Author: Dani Mercado

We Need to Appreciate, not Spectate the Environment

Conversation about the environment, and humanity’s relationship to it, is nothing new. This topic is actually moving towards the center of political discussion. Students across the globe in 1700 cities boycotted school on March 15 in a coordinated effort to raise awareness about the tangible effects of climate change, ranging from ravaging fires destroying home to unbreathable air, and what governments and organizations can do to start addressing unsustainable practices. Discussion on climate change has been ramping up in the public sphere. So how does Fresno Pacific fit in this discourse?

The goal of this issue is to start investigating how we conceptualize our individual and institutional relationship to the environment. The temptation, and often tendency, is to reduce nature, the literal physical space we are in and move through, to nothing more than that. Space is a container that we fill. Our relationship to the environment becomes static and passive, even positioning ourselves as the justified dominators of such a space.

Genesis 1:28 mentions dominion over nature when God commands Adam and Eve to “fill the earth and subdue it; and have dominion over the fish of the sea and over the birds of the air and over every living thing that moves upon the earth” (NRSV). Dominion, though, does not call for destruction. Hugh Whelchel, executive director at the Institute for Faith, Work and Economics, says dominion, when read with the larger narrative of Christianity and living in God’s image in mind, is about stewardship: “To fulfill our role we must be prepared to understand that this work of dominion should be expressed as service—sacrificial service that serves God and the common good.”


We want to adopt a position that sees nature as active, alive, breathing, growing and certainly responsive to how we behave in relation to it.”

So how can we orient ourselves to nature into something more involved and truly representative of an actual relationship? How can we move from being passive inhabitants to becoming active appreciators of and tenders to the environment? How can we start thinking about a nature that engages with us and responds to what we do to it, just as in any other relationship?

The first steps may be to simply start paying attention and engaging with it. This is reflected in stories such as that of the Sierra Program (pg 4), bird watching (pg 11) and Blossom Trail (pg 12). These stories are part of critically observing what is already around us on campus, in the Central Valley and in California.

Other stories recognize what we are doing well. The greenhouse story (pg 3) and that on how three students sought to ensure the new Culture and Arts Center (covered in issue 5) recognize the developing infrastructure in FPU that brings a positive understanding to how nature can work with us and how we can work with it in turn.

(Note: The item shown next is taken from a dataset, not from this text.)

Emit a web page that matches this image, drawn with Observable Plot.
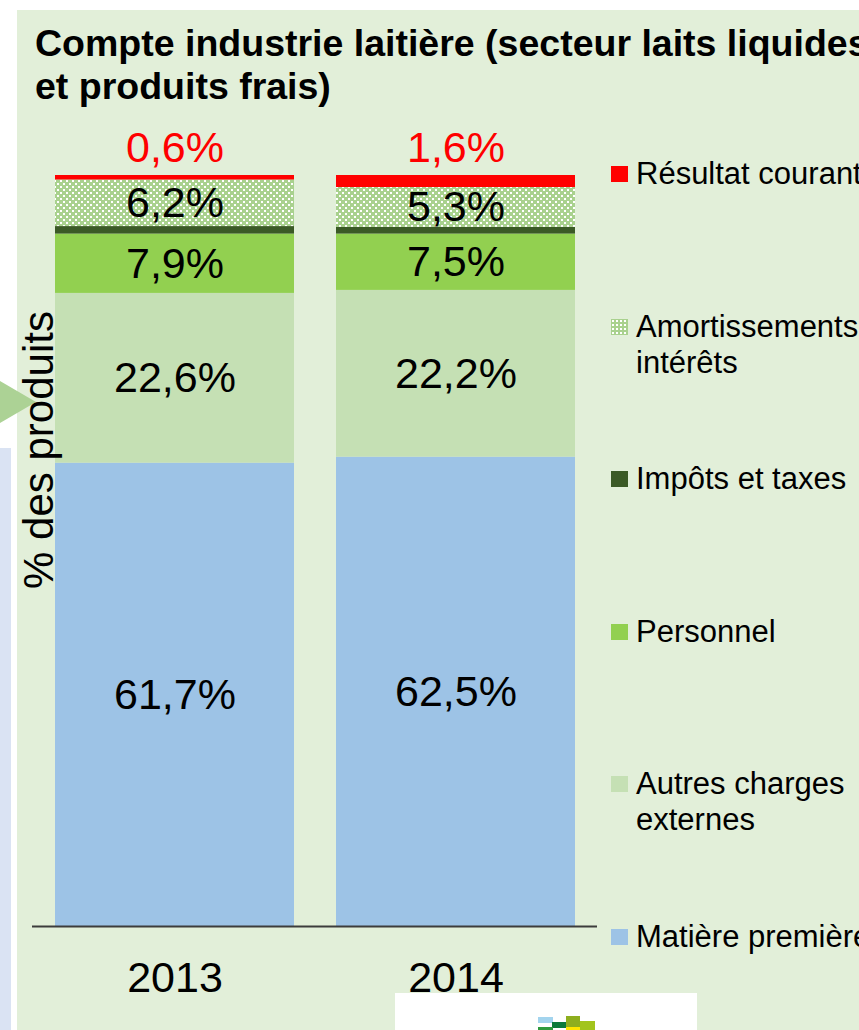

While recognizing the active steps our university is taking, we also want to highlight areas of improvement that could reflect a serious commitment to approaching the environment actively and with care (as well as perhaps saving money). The lack of any solar installations feels unquestioned and unaddressed; this is odd, considering that many businesses, schools and colleges in the Central Valley area seek to install solar for long term profit rather than environmental purposes. Our story on FPU’s lack of public transportation services (pg 10) examines pragmatic and environmental ways we are behind other universities. When it comes to creation care, it seems FPU often takes reactive steps rather than proactive steps, meeting requirements rather than demonstrating a serious commitment to engaging in a positive relationship with the environment.

Our hope this issue, on an individual and institutional level, is to start transforming how we think of nature. We want to adopt a position that sees nature as active, alive, breathing, growing and certainly responsive to how we behave in relation to it. This, then, places a certain responsibility on us to self-examine ourselves, and reflect about the ways we think about ourselves in our relationship with (not our inhabination of) nature.